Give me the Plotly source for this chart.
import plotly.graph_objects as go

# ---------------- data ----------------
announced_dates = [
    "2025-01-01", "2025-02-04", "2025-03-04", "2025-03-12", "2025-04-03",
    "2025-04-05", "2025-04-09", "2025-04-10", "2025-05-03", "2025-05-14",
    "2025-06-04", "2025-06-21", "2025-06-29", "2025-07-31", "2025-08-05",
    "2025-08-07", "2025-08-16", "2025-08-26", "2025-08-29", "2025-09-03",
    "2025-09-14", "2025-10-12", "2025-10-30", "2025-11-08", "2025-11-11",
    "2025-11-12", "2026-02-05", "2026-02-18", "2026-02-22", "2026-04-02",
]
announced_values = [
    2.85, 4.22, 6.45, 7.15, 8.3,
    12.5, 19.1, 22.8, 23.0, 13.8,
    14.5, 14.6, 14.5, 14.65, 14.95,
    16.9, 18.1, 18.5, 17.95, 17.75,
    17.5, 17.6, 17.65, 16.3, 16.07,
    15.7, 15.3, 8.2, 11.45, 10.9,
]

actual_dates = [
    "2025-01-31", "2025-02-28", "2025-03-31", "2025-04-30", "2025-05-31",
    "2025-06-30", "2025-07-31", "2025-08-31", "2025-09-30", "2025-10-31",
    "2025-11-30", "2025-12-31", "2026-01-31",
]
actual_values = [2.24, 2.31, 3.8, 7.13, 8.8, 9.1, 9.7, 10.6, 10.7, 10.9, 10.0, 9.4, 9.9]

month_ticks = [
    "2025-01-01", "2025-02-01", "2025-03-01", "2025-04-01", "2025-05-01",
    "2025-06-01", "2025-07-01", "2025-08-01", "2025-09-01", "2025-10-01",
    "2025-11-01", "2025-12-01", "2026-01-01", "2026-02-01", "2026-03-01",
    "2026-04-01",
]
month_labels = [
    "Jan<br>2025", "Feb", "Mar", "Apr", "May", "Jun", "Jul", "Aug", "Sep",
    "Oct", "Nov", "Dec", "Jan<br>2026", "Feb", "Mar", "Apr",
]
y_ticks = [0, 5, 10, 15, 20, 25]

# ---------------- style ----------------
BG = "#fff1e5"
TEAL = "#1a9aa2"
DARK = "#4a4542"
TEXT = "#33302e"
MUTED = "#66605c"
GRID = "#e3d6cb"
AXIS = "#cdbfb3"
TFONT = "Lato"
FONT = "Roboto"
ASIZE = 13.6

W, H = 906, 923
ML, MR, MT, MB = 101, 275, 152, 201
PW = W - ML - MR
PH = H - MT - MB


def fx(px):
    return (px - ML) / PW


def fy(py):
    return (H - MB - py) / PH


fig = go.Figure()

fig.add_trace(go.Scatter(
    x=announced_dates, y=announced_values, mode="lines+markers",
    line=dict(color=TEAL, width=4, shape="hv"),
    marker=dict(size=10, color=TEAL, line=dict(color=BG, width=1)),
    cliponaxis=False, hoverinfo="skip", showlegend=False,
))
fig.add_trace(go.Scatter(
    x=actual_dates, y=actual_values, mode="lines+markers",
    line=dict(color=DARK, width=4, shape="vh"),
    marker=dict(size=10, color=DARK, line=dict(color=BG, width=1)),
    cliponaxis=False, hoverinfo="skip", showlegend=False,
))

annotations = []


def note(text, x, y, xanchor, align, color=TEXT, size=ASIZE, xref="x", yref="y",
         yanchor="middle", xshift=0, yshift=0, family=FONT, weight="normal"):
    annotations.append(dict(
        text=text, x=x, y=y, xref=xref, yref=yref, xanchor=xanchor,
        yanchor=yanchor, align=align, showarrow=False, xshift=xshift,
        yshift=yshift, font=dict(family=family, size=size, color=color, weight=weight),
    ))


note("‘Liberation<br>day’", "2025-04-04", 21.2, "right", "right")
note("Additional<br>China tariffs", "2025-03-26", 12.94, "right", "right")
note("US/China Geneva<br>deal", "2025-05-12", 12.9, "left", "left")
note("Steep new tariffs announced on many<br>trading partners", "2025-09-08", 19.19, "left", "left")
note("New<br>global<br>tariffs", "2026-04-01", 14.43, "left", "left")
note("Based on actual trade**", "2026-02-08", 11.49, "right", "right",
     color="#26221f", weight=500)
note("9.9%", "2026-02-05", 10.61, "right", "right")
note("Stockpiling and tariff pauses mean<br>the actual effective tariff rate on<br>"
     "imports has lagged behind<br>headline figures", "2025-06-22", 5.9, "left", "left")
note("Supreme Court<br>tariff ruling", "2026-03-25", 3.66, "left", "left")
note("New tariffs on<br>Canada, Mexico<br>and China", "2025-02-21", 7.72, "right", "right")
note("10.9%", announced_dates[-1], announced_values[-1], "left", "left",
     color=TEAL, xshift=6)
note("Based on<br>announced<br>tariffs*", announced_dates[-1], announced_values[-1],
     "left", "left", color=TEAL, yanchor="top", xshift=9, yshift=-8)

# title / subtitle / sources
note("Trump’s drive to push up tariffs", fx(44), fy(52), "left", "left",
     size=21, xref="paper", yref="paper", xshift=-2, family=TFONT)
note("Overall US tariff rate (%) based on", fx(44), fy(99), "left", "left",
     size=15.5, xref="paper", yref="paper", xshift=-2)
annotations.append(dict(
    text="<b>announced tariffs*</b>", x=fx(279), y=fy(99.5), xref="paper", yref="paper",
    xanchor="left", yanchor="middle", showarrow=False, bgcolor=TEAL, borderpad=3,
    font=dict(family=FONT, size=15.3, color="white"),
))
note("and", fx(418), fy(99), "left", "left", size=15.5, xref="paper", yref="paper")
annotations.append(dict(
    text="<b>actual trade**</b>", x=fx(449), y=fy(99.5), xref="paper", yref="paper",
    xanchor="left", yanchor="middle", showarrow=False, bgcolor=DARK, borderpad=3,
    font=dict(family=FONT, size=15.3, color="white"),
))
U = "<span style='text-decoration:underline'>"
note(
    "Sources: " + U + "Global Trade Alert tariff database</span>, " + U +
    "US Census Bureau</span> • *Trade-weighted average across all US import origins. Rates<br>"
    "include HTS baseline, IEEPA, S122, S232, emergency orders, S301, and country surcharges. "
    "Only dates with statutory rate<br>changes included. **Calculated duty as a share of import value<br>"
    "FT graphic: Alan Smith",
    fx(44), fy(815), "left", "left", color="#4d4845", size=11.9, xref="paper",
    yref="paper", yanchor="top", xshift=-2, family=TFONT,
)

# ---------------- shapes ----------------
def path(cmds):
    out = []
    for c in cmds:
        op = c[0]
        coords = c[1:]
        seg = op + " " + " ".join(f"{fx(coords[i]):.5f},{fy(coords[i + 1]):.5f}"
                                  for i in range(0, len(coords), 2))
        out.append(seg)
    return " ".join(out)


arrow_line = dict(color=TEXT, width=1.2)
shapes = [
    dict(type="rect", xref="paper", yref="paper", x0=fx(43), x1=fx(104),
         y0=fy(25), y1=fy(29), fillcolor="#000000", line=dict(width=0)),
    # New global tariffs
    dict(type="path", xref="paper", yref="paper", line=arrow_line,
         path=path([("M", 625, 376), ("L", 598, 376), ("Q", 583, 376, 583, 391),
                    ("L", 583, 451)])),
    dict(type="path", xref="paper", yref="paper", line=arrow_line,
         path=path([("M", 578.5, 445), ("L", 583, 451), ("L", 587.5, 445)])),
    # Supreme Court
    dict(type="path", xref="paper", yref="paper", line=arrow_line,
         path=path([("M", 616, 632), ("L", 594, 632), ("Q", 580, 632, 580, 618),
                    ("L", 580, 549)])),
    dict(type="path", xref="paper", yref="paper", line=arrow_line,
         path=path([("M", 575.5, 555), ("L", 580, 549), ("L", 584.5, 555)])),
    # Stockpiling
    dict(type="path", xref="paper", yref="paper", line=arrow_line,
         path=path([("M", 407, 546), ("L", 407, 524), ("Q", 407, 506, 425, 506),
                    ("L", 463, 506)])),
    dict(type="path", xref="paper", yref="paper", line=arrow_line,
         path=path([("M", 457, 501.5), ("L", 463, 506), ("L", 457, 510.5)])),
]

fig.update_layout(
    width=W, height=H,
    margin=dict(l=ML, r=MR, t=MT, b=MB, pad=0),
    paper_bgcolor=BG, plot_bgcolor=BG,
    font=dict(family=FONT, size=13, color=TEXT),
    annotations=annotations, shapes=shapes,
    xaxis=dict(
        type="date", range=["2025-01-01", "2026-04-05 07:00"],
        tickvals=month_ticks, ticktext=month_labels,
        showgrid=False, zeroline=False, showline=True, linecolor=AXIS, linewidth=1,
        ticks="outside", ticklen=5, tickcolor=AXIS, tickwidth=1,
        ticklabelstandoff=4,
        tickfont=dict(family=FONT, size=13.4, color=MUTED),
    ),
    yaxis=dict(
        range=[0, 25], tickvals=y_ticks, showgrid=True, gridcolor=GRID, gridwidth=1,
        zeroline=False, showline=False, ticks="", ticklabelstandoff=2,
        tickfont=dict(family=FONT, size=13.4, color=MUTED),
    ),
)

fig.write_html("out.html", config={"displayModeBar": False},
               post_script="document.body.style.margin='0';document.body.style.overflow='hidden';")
■ ■ ■
Exactly as they stand, set down the lines from the top of the data through the line with "import plotly.graph_objects as go".

Give me the Plotly source for this chart.
import plotly.graph_objects as go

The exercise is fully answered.